Giffen managed to ingratiate himself with a man he called The Boss: Kazakh President Nursultan Nazarbayev. He became Nazarbayev’s chief oil negotiator and, prosecutors alleged, his personal banker. While honchoing some of the era’s biggest oil deals, he also diverted some $78 million in payments made to Kazakhstan by now-dead companies like Mobil, Amoco, and Texaco into Swiss and other bank accounts that he set up in the name of Nazarbayev, other senior Kazakh officials, and their relatives, prosecutors alleged. (U.S. diplomats said that Nazarbayev, an unindicted co-conspirator in the case, so dreaded being tarnished by a Giffen conviction that both he and his envoys pleaded repeatedly for the George W. Bush Administration to order the case dropped.)
The case seemed open and shut, since the prosecutors presented a detailed paper trail — provided by a Swiss magistrate — of Giffen slicing payments into tiny discrete pieces for transfer into secret Swiss bank accounts, rather than shifting them as a whole, a classic method of money laundering. Even at their most voluble and expansive in court, Giffen’s lawyers made no attempt openly to dispute the prosecution’s facts. They simply kept repeating that, whatever Giffen may have done, he was taking orders from the Kazakh government — a sovereign state entitled to its own ideas of legality — and otherwise serving the patriotic interests of the Central Intelligence Agency.
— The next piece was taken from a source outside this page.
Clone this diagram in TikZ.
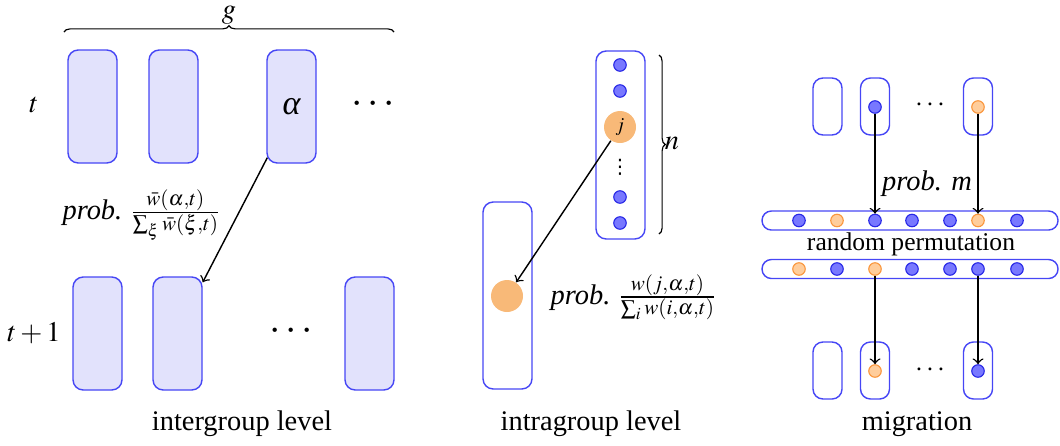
\documentclass[tikz,border=0pt]{standalone}
\usepackage{mathptmx}
\usepackage{fontspec}
\setmainfont{Liberation Serif}
\newfontfamily\djv{DejaVu Sans}
\usetikzlibrary{decorations.pathreplacing}
\definecolor{boxfill}{RGB}{226,226,252}
\definecolor{boxdraw}{RGB}{70,70,245}
\definecolor{bdfill}{RGB}{120,120,255}
\definecolor{bddraw}{RGB}{40,40,230}
\definecolor{orbig}{RGB}{248,185,120}
\definecolor{orfill}{RGB}{255,205,155}
\definecolor{ordraw}{RGB}{250,150,60}
\def\pxu{0.352pt}
\tikzset{
  gbox/.style={draw=boxdraw, fill=boxfill, line width=0.5pt, rounded corners=3.6pt, inner sep=0pt,
     minimum width=49*\pxu, minimum height=113*\pxu},
  obox/.style={draw=boxdraw, line width=0.5pt, rounded corners=3.6pt, inner sep=0pt},
  sbox/.style={draw=boxdraw, line width=0.5pt, rounded corners=3.5pt, inner sep=0pt,
     minimum width=29*\pxu, minimum height=57*\pxu},
  bar/.style={draw=boxdraw, line width=0.5pt, rounded corners=3.3pt, inner sep=0pt,
     minimum width=296*\pxu, minimum height=19*\pxu},
  bdot/.style={circle, draw=bddraw, fill=bdfill, line width=0.4pt, inner sep=0pt, minimum size=12.5*\pxu},
  odot/.style={circle, draw=ordraw, fill=orfill, line width=0.4pt, inner sep=0pt, minimum size=12.5*\pxu},
  obig/.style={circle, fill=orbig, inner sep=0pt, minimum size=32*\pxu},
  arr/.style={->, line width=0.5pt, black},
  brc/.style={decorate, decoration={brace, amplitude=2.2pt}, line width=0.4pt},
  lbl/.style={inner sep=0pt}
}
\begin{document}
\begin{tikzpicture}[x=0.352pt, y=-0.352pt]
\useasboundingbox (0,0) rectangle (1060,445);

% ---------------- intergroup level ----------------
\draw[brc] (64,32) -- (394,32);
\node[lbl] (g) at (229,15) {$g$};
\node[lbl] (tl) at (34,105) {$t$};
\node[gbox] (a1) at (92.5,106.5) {};
\node[gbox] (a2) at (173.5,106.5) {};
\node[gbox] (a3) at (291.5,106.5) {\large\itshape α};
\node[lbl, font=\Large] (adots) at (373,105) {$\cdots$};
\node[lbl] (t1) at (34,333) {$t+1$};
\node[gbox] (b1) at (97.5,333.5) {};
\node[gbox] (b2) at (177.5,333.5) {};
\node[lbl, font=\Large] (bdots) at (291,332) {$\cdots$};
\node[gbox] (b3) at (369.5,333.5) {};
\draw[arr] ([shift={(1,-6)}]a3.south west) -- ([shift={(0,6)}]b2.north east);
\node[lbl] (p1) at (142,215) {\textit{prob.}\ $\frac{\bar{w}(\alpha,t)}{\sum_\xi \bar{w}(\xi,t)}$};
\node[lbl] (c1) at (242,424) {intergroup level};

% ---------------- intragroup level ----------------
\node[obox, minimum width=49*\pxu, minimum height=188*\pxu] (m1) at (620.5,145) {};
\node[bdot] (d1) at (620,65) {};
\node[bdot] (d2) at (620,91) {};
\node[obig] (j) at (620,127) {\scriptsize$j$};
\node[lbl] (vd) at (620,167) {\djv\scriptsize ⋮};
\node[bdot] (d4) at (620,197) {};
\node[bdot] (d5) at (620,223) {};
\draw[brc] (659,55) -- (659,234);
\node[lbl] (n) at (672,143) {$n$};
\node[obox, minimum width=49*\pxu, minimum height=187*\pxu] (m2) at (507.5,295.5) {};
\node[obig] (o2) at (507,296) {};
\draw[arr] (j) -- (o2);
\node[lbl] (p2) at (634,297) {\textit{prob.}\ $\frac{w(j,\alpha,t)}{\sum_i w(i,\alpha,t)}$};
\node[lbl] (c2) at (591,424) {intragroup level};

% ---------------- migration ----------------
\node[sbox] (r1) at (827.5,106.5) {};
\node[sbox] (r2) at (875,106.5) {};
\node[sbox] (r3) at (978,106.5) {};
\node[lbl] (rdots) at (930,105) {$\cdots$};
\node[bdot] (s1) at (875,107) {};
\node[odot] (s2) at (978,107) {};

\node[bar] (bar1) at (910,220.5) {};
\node[bdot] (u1) at (799,220.5) {};
\node[odot] (u2) at (837,220.5) {};
\node[bdot] (u3) at (875,220.5) {};
\node[bdot] (u4) at (912,220.5) {};
\node[bdot] (u5) at (950,220.5) {};
\node[odot] (u6) at (978,220.5) {};
\node[bdot] (u7) at (1017,220.5) {};

\node[lbl] (pm) at (927,184) {\textit{prob. m}};
\node[lbl, font=\small] (rp) at (911,244) {random permutation};

\node[bar] (bar2) at (910,269) {};
\node[odot] (v1) at (799,269) {};
\node[bdot] (v2) at (837,269) {};
\node[odot] (v3) at (875,269) {};
\node[bdot] (v4) at (912,269) {};
\node[bdot] (v5) at (950,269) {};
\node[bdot] (v6) at (978,269) {};
\node[bdot] (v7) at (1017,269) {};

\node[sbox] (q1) at (827.5,370.5) {};
\node[sbox] (q2) at (875,370.5) {};
\node[sbox] (q3) at (978,370.5) {};
\node[lbl] (qdots) at (930,370) {$\cdots$};
\node[odot] (w1) at (875,371) {};
\node[bdot] (w2) at (978,371) {};

\draw[arr] (s1) -- (u3);
\draw[arr] (s2) -- (u6);
\draw[arr] (v3) -- (w1);
\draw[arr] (v6) -- (w2);
\node[lbl] (c3) at (917,424) {migration};
\end{tikzpicture}
\end{document}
It was an audacious defense that many thought verged on the preposterous. For one thing, CIA officers of the era deny that Giffen was anything of the sort — he walked into CIA headquarters on his own volition and talked to agency officers about Kazakhstan, they said, but that was very different from being a trusted asset on an informal assignment. In short, they asserted, Giffen was simply another dude talking.
The CIA, however, appears to have refused to hand over many — if any — documents sought by the defense. Judge Pauley had ruled that such documents were obligatory if Giffen were to have access to his rights to adequately defend himself. So the prosecution was left with having to drop the charges.
In his sentencing remarks, Pauley said that he had had access to classified documents that no one else in the courtroom had seen, and that they largely validated Giffen’s claims. “He was one of the only Americans with sustained access to” high levels of government in the region, Pauley said. “These relationships, built up over a lifetime, were lost the day of his arrest. This ordeal must end. How does Mr. Giffen reclaim his reputation? This court begins by acknowledging his service.”